## Start

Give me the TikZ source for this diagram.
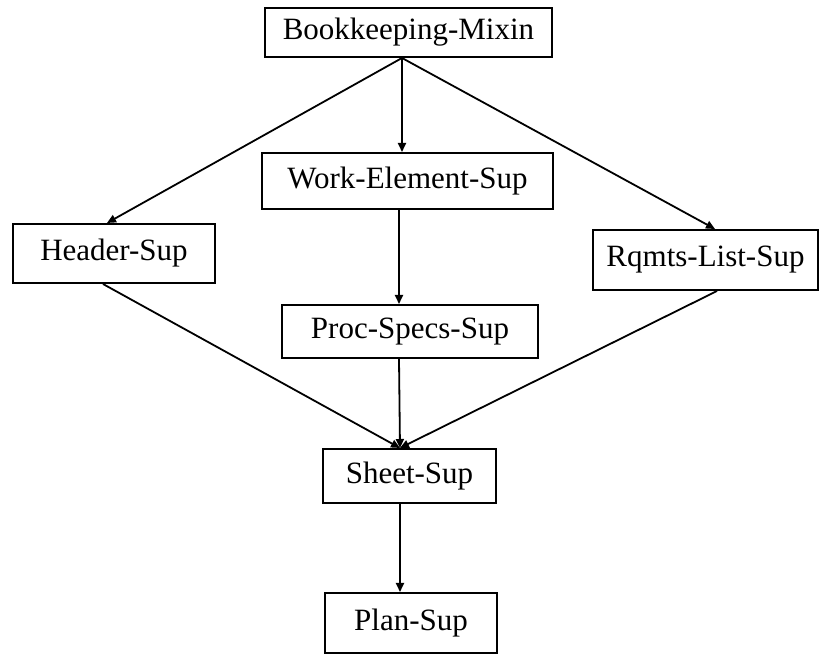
\documentclass[tikz,border=0pt]{standalone}
\usepackage{fontspec}
\setmainfont{Liberation Serif}
\usetikzlibrary{arrows.meta}

\tikzset{
  supbox/.style={draw,line width=1pt,inner sep=0pt,
    font=\fontsize{15.5}{18}\selectfont},
  link/.style={line width=0.9pt},
  arr/.style={link,-{Triangle[length=4.5pt,width=4pt]}}
}

\begin{document}
\begin{tikzpicture}[x=1pt,y=-1pt]
\useasboundingbox (0,0) rectangle (410.5,328);

\node [supbox,minimum width=143.5pt,minimum height=24.5pt] (bookkeeping) at (204.25,16.25) {Bookkeeping-Mixin};
\node [supbox,minimum width=145.5pt,minimum height=28pt]   (workelement) at (203.75,90.5)  {Work-Element-Sup};
\node [supbox,minimum width=101pt,minimum height=29.5pt]   (header)      at (57,126.75)    {Header-Sup};
\node [supbox,minimum width=112.5pt,minimum height=30pt]   (rqmts)       at (352.75,130)   {Rqmts-List-Sup};
\node [supbox,minimum width=128pt,minimum height=26.5pt]   (procspecs)   at (205,165.75)   {Proc-Specs-Sup};
\node [supbox,minimum width=86.5pt,minimum height=27pt]    (sheet)       at (204.75,238)   {Sheet-Sup};
\node [supbox,minimum width=86pt,minimum height=30pt]      (plan)        at (205.5,311.5)  {Plan-Sup};

\draw [arr] ([xshift=-3.25pt]bookkeeping.south) -- ([xshift=-3.5pt]header.north);
\draw [arr] ([xshift=-3.25pt]bookkeeping.south) -- ([xshift=-2.75pt]workelement.north);
\draw [arr] ([xshift=-3.25pt]bookkeeping.south) -- ([xshift=4.75pt]rqmts.north);
\draw [arr] ([xshift=-4.25pt]workelement.south) -- ([xshift=-5.5pt]procspecs.north);
\draw [arr] ([xshift=-5.5pt]header.south)     -- ([xshift=-4.75pt]sheet.north);
\draw [arr] ([xshift=-5.5pt]procspecs.south)  -- ([xshift=-4.75pt]sheet.north);
\draw [arr] ([xshift=5.75pt]rqmts.south)      -- ([xshift=-4.75pt]sheet.north);
\draw [arr] ([xshift=-4.75pt]sheet.south)     -- ([xshift=-5.5pt]plan.north);
\end{tikzpicture}
\end{document}
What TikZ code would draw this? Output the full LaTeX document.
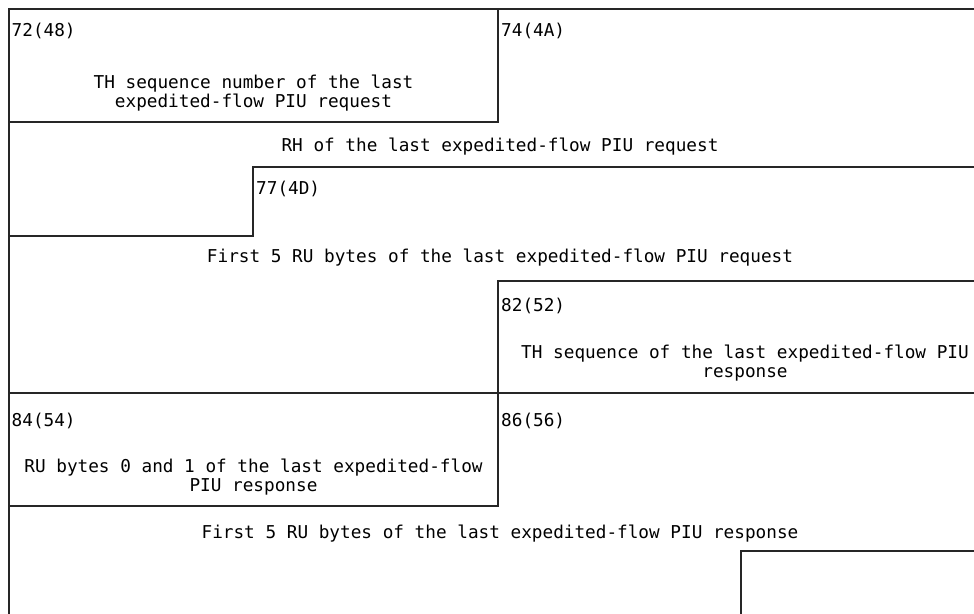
\documentclass[tikz,border=0pt]{standalone}
\usepackage{fontspec}
\setmonofont{DejaVu Sans Mono}
\newcommand{\diagfont}{\ttfamily\fontsize{17.7}{18.6}\selectfont}
\begin{document}
\begin{tikzpicture}[x=1pt,y=-1pt,
  rule/.style={line width=1.2pt, draw=black!85, line cap=rect},
  lbl/.style={anchor=base west, inner sep=0pt, font=\diagfont},
  txt/.style={anchor=base, inner sep=0pt, align=center, font=\diagfont}]
\useasboundingbox (0,0) rectangle (974,613);
\fill[white] (0,0) rectangle (974,613);
% coordinates of the layout rules
\coordinate (tl) at (9,9);
\coordinate (tr) at (974,9);
\coordinate (bl) at (9,613);
% outline and rules
\draw[rule] (bl) -- (tl) -- (tr);
\draw[rule] (9,122) -- (498,122) -- (498,9);
\draw[rule] (9,236) -- (253,236) -- (253,167) -- (974,167);
\draw[rule] (498,393) -- (498,281) -- (974,281);
\draw[rule] (9,393) -- (974,393);
\draw[rule] (9,506) -- (498,506) -- (498,393);
\draw[rule] (741,613) -- (741,551) -- (974,551);
% labels (multi-line nodes are placed by the baseline of their last line)
\node[lbl] (o72) at (11.5,36.5) {72(48)};
\node[txt] (t72) at (253.5,107) {TH sequence number of the last\\expedited-flow PIU request};
\node[lbl] (o74) at (501,36.5) {74(4A)};
\node[txt] (rh) at (500,151) {RH of the last expedited-flow PIU request};
\node[lbl] (o77) at (256,194) {77(4D)};
\node[txt] (f5q) at (500,262) {First 5 RU bytes of the last expedited-flow PIU request};
\node[lbl] (o82) at (501,311) {82(52)};
\node[txt] (t82) at (745,377.5) {TH sequence of the last expedited-flow PIU\\response};
\node[lbl] (o84) at (11.5,426.5) {84(54)};
\node[txt] (t84) at (253.5,491.5) {RU bytes 0 and 1 of the last expedited-flow\\PIU response};
\node[lbl] (o86) at (501,426.5) {86(56)};
\node[txt] (f5p) at (500,538) {First 5 RU bytes of the last expedited-flow PIU response};
\end{tikzpicture}
\end{document}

## End

Restate each entry word for word, leaving out any pictures.

Give me the TikZ source for this diagram.
\documentclass[tikz,border=0pt]{standalone}
\usepackage{fontspec}
\setmainfont{Liberation Serif}
\usetikzlibrary{arrows.meta}

\tikzset{
  supbox/.style={draw,line width=1pt,inner sep=0pt,
    font=\fontsize{15.5}{18}\selectfont},
  link/.style={line width=0.9pt},
  arr/.style={link,-{Triangle[length=4.5pt,width=4pt]}}
}

\begin{document}
\begin{tikzpicture}[x=1pt,y=-1pt]
\useasboundingbox (0,0) rectangle (410.5,328);

\node [supbox,minimum width=143.5pt,minimum height=24.5pt] (bookkeeping) at (204.25,16.25) {Bookkeeping-Mixin};
\node [supbox,minimum width=145.5pt,minimum height=28pt]   (workelement) at (203.75,90.5)  {Work-Element-Sup};
\node [supbox,minimum width=101pt,minimum height=29.5pt]   (header)      at (57,126.75)    {Header-Sup};
\node [supbox,minimum width=112.5pt,minimum height=30pt]   (rqmts)       at (352.75,130)   {Rqmts-List-Sup};
\node [supbox,minimum width=128pt,minimum height=26.5pt]   (procspecs)   at (205,165.75)   {Proc-Specs-Sup};
\node [supbox,minimum width=86.5pt,minimum height=27pt]    (sheet)       at (204.75,238)   {Sheet-Sup};
\node [supbox,minimum width=86pt,minimum height=30pt]      (plan)        at (205.5,311.5)  {Plan-Sup};

\draw [arr] ([xshift=-3.25pt]bookkeeping.south) -- ([xshift=-3.5pt]header.north);
\draw [arr] ([xshift=-3.25pt]bookkeeping.south) -- ([xshift=-2.75pt]workelement.north);
\draw [arr] ([xshift=-3.25pt]bookkeeping.south) -- ([xshift=4.75pt]rqmts.north);
\draw [arr] ([xshift=-4.25pt]workelement.south) -- ([xshift=-5.5pt]procspecs.north);
\draw [arr] ([xshift=-5.5pt]header.south)     -- ([xshift=-4.75pt]sheet.north);
\draw [arr] ([xshift=-5.5pt]procspecs.south)  -- ([xshift=-4.75pt]sheet.north);
\draw [arr] ([xshift=5.75pt]rqmts.south)      -- ([xshift=-4.75pt]sheet.north);
\draw [arr] ([xshift=-4.75pt]sheet.south)     -- ([xshift=-5.5pt]plan.north);
\end{tikzpicture}
\end{document}
What TikZ code would draw this? Output the full LaTeX document.
\documentclass[tikz,border=0pt]{standalone}
\usepackage{fontspec}
\setmonofont{DejaVu Sans Mono}
\newcommand{\diagfont}{\ttfamily\fontsize{17.7}{18.6}\selectfont}
\begin{document}
\begin{tikzpicture}[x=1pt,y=-1pt,
  rule/.style={line width=1.2pt, draw=black!85, line cap=rect},
  lbl/.style={anchor=base west, inner sep=0pt, font=\diagfont},
  txt/.style={anchor=base, inner sep=0pt, align=center, font=\diagfont}]
\useasboundingbox (0,0) rectangle (974,613);
\fill[white] (0,0) rectangle (974,613);
% coordinates of the layout rules
\coordinate (tl) at (9,9);
\coordinate (tr) at (974,9);
\coordinate (bl) at (9,613);
% outline and rules
\draw[rule] (bl) -- (tl) -- (tr);
\draw[rule] (9,122) -- (498,122) -- (498,9);
\draw[rule] (9,236) -- (253,236) -- (253,167) -- (974,167);
\draw[rule] (498,393) -- (498,281) -- (974,281);
\draw[rule] (9,393) -- (974,393);
\draw[rule] (9,506) -- (498,506) -- (498,393);
\draw[rule] (741,613) -- (741,551) -- (974,551);
% labels (multi-line nodes are placed by the baseline of their last line)
\node[lbl] (o72) at (11.5,36.5) {72(48)};
\node[txt] (t72) at (253.5,107) {TH sequence number of the last\\expedited-flow PIU request};
\node[lbl] (o74) at (501,36.5) {74(4A)};
\node[txt] (rh) at (500,151) {RH of the last expedited-flow PIU request};
\node[lbl] (o77) at (256,194) {77(4D)};
\node[txt] (f5q) at (500,262) {First 5 RU bytes of the last expedited-flow PIU request};
\node[lbl] (o82) at (501,311) {82(52)};
\node[txt] (t82) at (745,377.5) {TH sequence of the last expedited-flow PIU\\response};
\node[lbl] (o84) at (11.5,426.5) {84(54)};
\node[txt] (t84) at (253.5,491.5) {RU bytes 0 and 1 of the last expedited-flow\\PIU response};
\node[lbl] (o86) at (501,426.5) {86(56)};
\node[txt] (f5p) at (500,538) {First 5 RU bytes of the last expedited-flow PIU response};
\end{tikzpicture}
\end{document}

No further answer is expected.